Watching soccer helps to bridge the divisions in my society. People in Nigeria are able to put aside their differences and, when the national team is playing, unite behind a common cause. I often wish that we could come together for longer than the time span of a match to address all of the socioeconomic issues facing our country.

The “Super Eagles,” our continent's reigning champion after winning the Africa Cup of Nations in South Africa last year for the third time, is full of talented individuals. We also have a coaching staff with immense experience and some pedigree in winning international football competitions. Coach Stephen Keshi previously steered Togo to its first and only World Cup qualification, at the finals in Germany in 2006.

I believe, though, that there is room for improving the team’s cohesion. Individual skill alone cannot carry the day for Nigeria, and I’m sure the manager is aware of this and is working hard to build a strong team that will fend off the likes of Argentina.
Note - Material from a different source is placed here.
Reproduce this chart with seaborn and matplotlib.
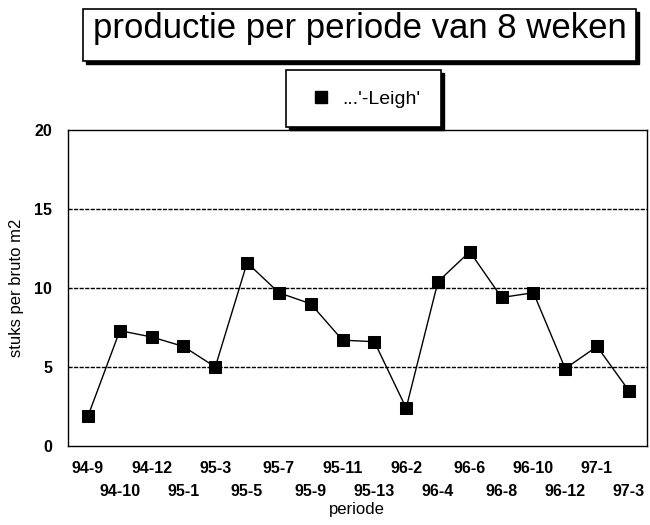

Our national soccer team, with gifted individuals that are sometimes not quite cohesive as a group, mirrors the traits I see in our economy. The Nigerian economy is now Africa’s largest and perhaps one of the most diverse in the region. Gross domestic product will climb by 7 percent this year, according to a Bloomberg survey of 13 economists taken last month, after expanding by 6.4 percent last year. The economy is full of talented, entrepreneurial individuals, many of whom do a wonderful job playing to their own strengths and interests as the market dictates; I sometimes wonder how our growth rate might benefit if our entrepreneurs in addition increasingly played to the national interest.

Ngozi Okonjo-Iweala is Nigeria's finance minister.